__Given task__. Retype all material exactly. Pictures stay out of the copy.
┄┄┄┄┄┄┄┄┄┄
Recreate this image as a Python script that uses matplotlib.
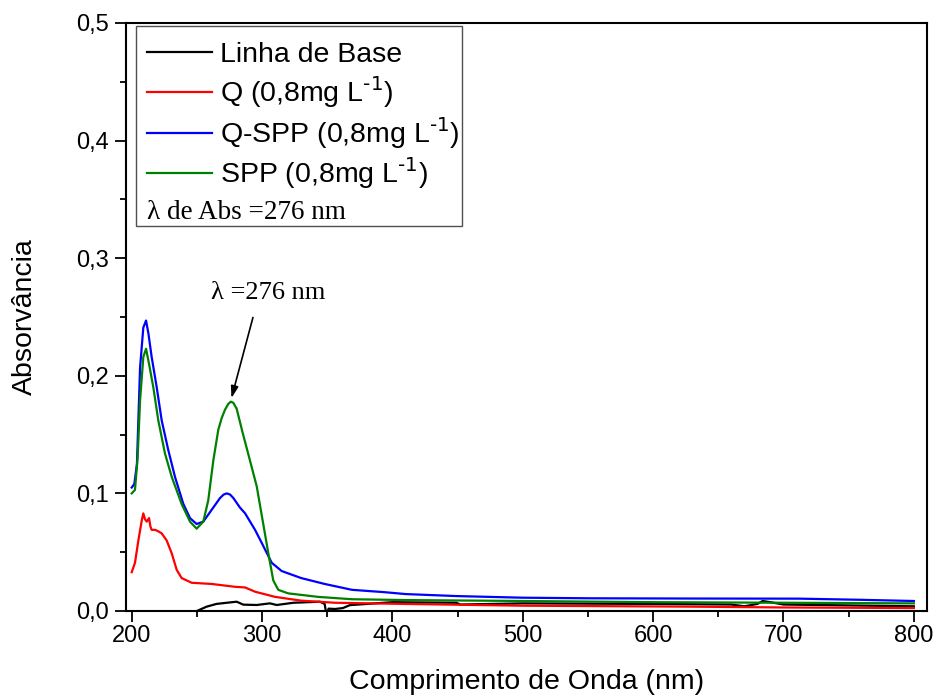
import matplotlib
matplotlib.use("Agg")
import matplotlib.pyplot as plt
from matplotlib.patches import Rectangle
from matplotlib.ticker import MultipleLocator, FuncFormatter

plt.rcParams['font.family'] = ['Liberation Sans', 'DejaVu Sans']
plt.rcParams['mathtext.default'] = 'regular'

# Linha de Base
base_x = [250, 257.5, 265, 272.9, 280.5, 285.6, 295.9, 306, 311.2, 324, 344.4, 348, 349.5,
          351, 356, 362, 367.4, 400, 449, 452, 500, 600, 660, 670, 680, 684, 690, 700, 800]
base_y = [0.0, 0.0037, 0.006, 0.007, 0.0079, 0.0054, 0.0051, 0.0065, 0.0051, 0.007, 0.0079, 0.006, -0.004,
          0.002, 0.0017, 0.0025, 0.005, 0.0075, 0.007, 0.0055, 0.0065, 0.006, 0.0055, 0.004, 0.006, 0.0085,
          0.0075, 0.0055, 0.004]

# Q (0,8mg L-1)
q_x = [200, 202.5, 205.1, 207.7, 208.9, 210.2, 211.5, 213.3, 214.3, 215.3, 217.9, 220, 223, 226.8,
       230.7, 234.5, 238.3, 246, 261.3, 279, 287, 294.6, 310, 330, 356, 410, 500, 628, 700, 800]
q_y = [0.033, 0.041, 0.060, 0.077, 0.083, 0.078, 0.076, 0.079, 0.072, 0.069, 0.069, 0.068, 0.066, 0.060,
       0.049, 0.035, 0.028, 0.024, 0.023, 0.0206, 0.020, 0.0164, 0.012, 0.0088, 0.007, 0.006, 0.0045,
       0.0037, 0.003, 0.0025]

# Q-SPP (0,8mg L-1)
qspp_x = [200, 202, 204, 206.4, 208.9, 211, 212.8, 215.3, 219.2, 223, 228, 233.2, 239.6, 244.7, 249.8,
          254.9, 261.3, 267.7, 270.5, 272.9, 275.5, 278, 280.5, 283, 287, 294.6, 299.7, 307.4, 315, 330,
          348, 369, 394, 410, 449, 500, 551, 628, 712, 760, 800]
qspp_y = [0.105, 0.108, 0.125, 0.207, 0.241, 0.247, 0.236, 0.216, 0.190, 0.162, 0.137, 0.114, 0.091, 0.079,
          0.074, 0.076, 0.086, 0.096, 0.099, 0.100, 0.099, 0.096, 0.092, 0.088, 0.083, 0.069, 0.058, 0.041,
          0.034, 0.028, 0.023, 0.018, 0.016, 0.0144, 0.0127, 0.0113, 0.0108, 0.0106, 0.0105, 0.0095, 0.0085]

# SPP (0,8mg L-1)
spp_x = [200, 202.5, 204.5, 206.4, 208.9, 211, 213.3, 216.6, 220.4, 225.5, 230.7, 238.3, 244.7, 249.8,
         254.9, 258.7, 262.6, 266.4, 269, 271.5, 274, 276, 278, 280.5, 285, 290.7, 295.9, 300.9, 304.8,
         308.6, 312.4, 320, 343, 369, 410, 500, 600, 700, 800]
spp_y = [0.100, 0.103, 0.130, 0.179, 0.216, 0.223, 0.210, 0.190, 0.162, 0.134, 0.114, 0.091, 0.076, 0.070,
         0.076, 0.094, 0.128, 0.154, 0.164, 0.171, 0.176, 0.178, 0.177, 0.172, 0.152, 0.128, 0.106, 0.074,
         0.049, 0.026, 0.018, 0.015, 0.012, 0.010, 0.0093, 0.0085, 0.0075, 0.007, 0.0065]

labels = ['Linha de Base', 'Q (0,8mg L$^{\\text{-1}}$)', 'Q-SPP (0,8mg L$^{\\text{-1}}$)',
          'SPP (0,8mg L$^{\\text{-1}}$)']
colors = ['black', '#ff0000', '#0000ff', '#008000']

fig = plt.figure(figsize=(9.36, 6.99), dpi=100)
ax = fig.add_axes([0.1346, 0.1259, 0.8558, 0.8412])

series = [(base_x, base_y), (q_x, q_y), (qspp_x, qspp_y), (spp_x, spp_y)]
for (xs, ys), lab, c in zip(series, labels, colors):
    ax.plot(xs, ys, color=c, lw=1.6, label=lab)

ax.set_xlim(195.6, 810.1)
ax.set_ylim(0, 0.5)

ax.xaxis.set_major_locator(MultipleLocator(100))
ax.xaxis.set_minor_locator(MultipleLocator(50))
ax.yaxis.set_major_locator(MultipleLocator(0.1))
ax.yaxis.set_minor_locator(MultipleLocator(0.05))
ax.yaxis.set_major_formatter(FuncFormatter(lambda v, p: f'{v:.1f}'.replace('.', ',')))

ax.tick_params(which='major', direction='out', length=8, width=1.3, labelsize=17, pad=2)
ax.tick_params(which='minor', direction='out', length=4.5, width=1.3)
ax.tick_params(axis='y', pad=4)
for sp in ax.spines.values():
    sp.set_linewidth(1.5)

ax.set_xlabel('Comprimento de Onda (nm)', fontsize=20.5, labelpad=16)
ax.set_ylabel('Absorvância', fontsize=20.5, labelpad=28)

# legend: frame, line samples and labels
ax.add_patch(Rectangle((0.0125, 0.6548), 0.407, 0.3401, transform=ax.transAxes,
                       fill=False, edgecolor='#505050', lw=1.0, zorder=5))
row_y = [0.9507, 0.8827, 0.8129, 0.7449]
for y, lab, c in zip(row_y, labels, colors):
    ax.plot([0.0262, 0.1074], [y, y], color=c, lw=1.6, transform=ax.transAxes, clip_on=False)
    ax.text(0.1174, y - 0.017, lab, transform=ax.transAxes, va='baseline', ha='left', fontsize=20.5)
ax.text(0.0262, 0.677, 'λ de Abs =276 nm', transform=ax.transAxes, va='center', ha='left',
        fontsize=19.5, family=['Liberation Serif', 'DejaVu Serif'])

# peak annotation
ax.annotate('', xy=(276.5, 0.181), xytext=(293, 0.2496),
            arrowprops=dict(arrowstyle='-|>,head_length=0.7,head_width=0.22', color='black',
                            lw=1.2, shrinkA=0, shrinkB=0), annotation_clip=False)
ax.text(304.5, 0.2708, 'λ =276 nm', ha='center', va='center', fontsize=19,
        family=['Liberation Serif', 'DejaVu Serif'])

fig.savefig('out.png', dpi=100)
┄┄┄┄┄┄┄┄┄┄
__Output for this exercise__.
Recreate this image as a Python script that uses matplotlib.
import matplotlib
matplotlib.use("Agg")
import matplotlib.pyplot as plt
from matplotlib.patches import Rectangle
from matplotlib.ticker import MultipleLocator, FuncFormatter

plt.rcParams['font.family'] = ['Liberation Sans', 'DejaVu Sans']
plt.rcParams['mathtext.default'] = 'regular'

# Linha de Base
base_x = [250, 257.5, 265, 272.9, 280.5, 285.6, 295.9, 306, 311.2, 324, 344.4, 348, 349.5,
          351, 356, 362, 367.4, 400, 449, 452, 500, 600, 660, 670, 680, 684, 690, 700, 800]
base_y = [0.0, 0.0037, 0.006, 0.007, 0.0079, 0.0054, 0.0051, 0.0065, 0.0051, 0.007, 0.0079, 0.006, -0.004,
          0.002, 0.0017, 0.0025, 0.005, 0.0075, 0.007, 0.0055, 0.0065, 0.006, 0.0055, 0.004, 0.006, 0.0085,
          0.0075, 0.0055, 0.004]

# Q (0,8mg L-1)
q_x = [200, 202.5, 205.1, 207.7, 208.9, 210.2, 211.5, 213.3, 214.3, 215.3, 217.9, 220, 223, 226.8,
       230.7, 234.5, 238.3, 246, 261.3, 279, 287, 294.6, 310, 330, 356, 410, 500, 628, 700, 800]
q_y = [0.033, 0.041, 0.060, 0.077, 0.083, 0.078, 0.076, 0.079, 0.072, 0.069, 0.069, 0.068, 0.066, 0.060,
       0.049, 0.035, 0.028, 0.024, 0.023, 0.0206, 0.020, 0.0164, 0.012, 0.0088, 0.007, 0.006, 0.0045,
       0.0037, 0.003, 0.0025]

# Q-SPP (0,8mg L-1)
qspp_x = [200, 202, 204, 206.4, 208.9, 211, 212.8, 215.3, 219.2, 223, 228, 233.2, 239.6, 244.7, 249.8,
          254.9, 261.3, 267.7, 270.5, 272.9, 275.5, 278, 280.5, 283, 287, 294.6, 299.7, 307.4, 315, 330,
          348, 369, 394, 410, 449, 500, 551, 628, 712, 760, 800]
qspp_y = [0.105, 0.108, 0.125, 0.207, 0.241, 0.247, 0.236, 0.216, 0.190, 0.162, 0.137, 0.114, 0.091, 0.079,
          0.074, 0.076, 0.086, 0.096, 0.099, 0.100, 0.099, 0.096, 0.092, 0.088, 0.083, 0.069, 0.058, 0.041,
          0.034, 0.028, 0.023, 0.018, 0.016, 0.0144, 0.0127, 0.0113, 0.0108, 0.0106, 0.0105, 0.0095, 0.0085]

# SPP (0,8mg L-1)
spp_x = [200, 202.5, 204.5, 206.4, 208.9, 211, 213.3, 216.6, 220.4, 225.5, 230.7, 238.3, 244.7, 249.8,
         254.9, 258.7, 262.6, 266.4, 269, 271.5, 274, 276, 278, 280.5, 285, 290.7, 295.9, 300.9, 304.8,
         308.6, 312.4, 320, 343, 369, 410, 500, 600, 700, 800]
spp_y = [0.100, 0.103, 0.130, 0.179, 0.216, 0.223, 0.210, 0.190, 0.162, 0.134, 0.114, 0.091, 0.076, 0.070,
         0.076, 0.094, 0.128, 0.154, 0.164, 0.171, 0.176, 0.178, 0.177, 0.172, 0.152, 0.128, 0.106, 0.074,
         0.049, 0.026, 0.018, 0.015, 0.012, 0.010, 0.0093, 0.0085, 0.0075, 0.007, 0.0065]

labels = ['Linha de Base', 'Q (0,8mg L$^{\\text{-1}}$)', 'Q-SPP (0,8mg L$^{\\text{-1}}$)',
          'SPP (0,8mg L$^{\\text{-1}}$)']
colors = ['black', '#ff0000', '#0000ff', '#008000']

fig = plt.figure(figsize=(9.36, 6.99), dpi=100)
ax = fig.add_axes([0.1346, 0.1259, 0.8558, 0.8412])

series = [(base_x, base_y), (q_x, q_y), (qspp_x, qspp_y), (spp_x, spp_y)]
for (xs, ys), lab, c in zip(series, labels, colors):
    ax.plot(xs, ys, color=c, lw=1.6, label=lab)

ax.set_xlim(195.6, 810.1)
ax.set_ylim(0, 0.5)

ax.xaxis.set_major_locator(MultipleLocator(100))
ax.xaxis.set_minor_locator(MultipleLocator(50))
ax.yaxis.set_major_locator(MultipleLocator(0.1))
ax.yaxis.set_minor_locator(MultipleLocator(0.05))
ax.yaxis.set_major_formatter(FuncFormatter(lambda v, p: f'{v:.1f}'.replace('.', ',')))

ax.tick_params(which='major', direction='out', length=8, width=1.3, labelsize=17, pad=2)
ax.tick_params(which='minor', direction='out', length=4.5, width=1.3)
ax.tick_params(axis='y', pad=4)
for sp in ax.spines.values():
    sp.set_linewidth(1.5)

ax.set_xlabel('Comprimento de Onda (nm)', fontsize=20.5, labelpad=16)
ax.set_ylabel('Absorvância', fontsize=20.5, labelpad=28)

# legend: frame, line samples and labels
ax.add_patch(Rectangle((0.0125, 0.6548), 0.407, 0.3401, transform=ax.transAxes,
                       fill=False, edgecolor='#505050', lw=1.0, zorder=5))
row_y = [0.9507, 0.8827, 0.8129, 0.7449]
for y, lab, c in zip(row_y, labels, colors):
    ax.plot([0.0262, 0.1074], [y, y], color=c, lw=1.6, transform=ax.transAxes, clip_on=False)
    ax.text(0.1174, y - 0.017, lab, transform=ax.transAxes, va='baseline', ha='left', fontsize=20.5)
ax.text(0.0262, 0.677, 'λ de Abs =276 nm', transform=ax.transAxes, va='center', ha='left',
        fontsize=19.5, family=['Liberation Serif', 'DejaVu Serif'])

# peak annotation
ax.annotate('', xy=(276.5, 0.181), xytext=(293, 0.2496),
            arrowprops=dict(arrowstyle='-|>,head_length=0.7,head_width=0.22', color='black',
                            lw=1.2, shrinkA=0, shrinkB=0), annotation_clip=False)
ax.text(304.5, 0.2708, 'λ =276 nm', ha='center', va='center', fontsize=19,
        family=['Liberation Serif', 'DejaVu Serif'])

fig.savefig('out.png', dpi=100)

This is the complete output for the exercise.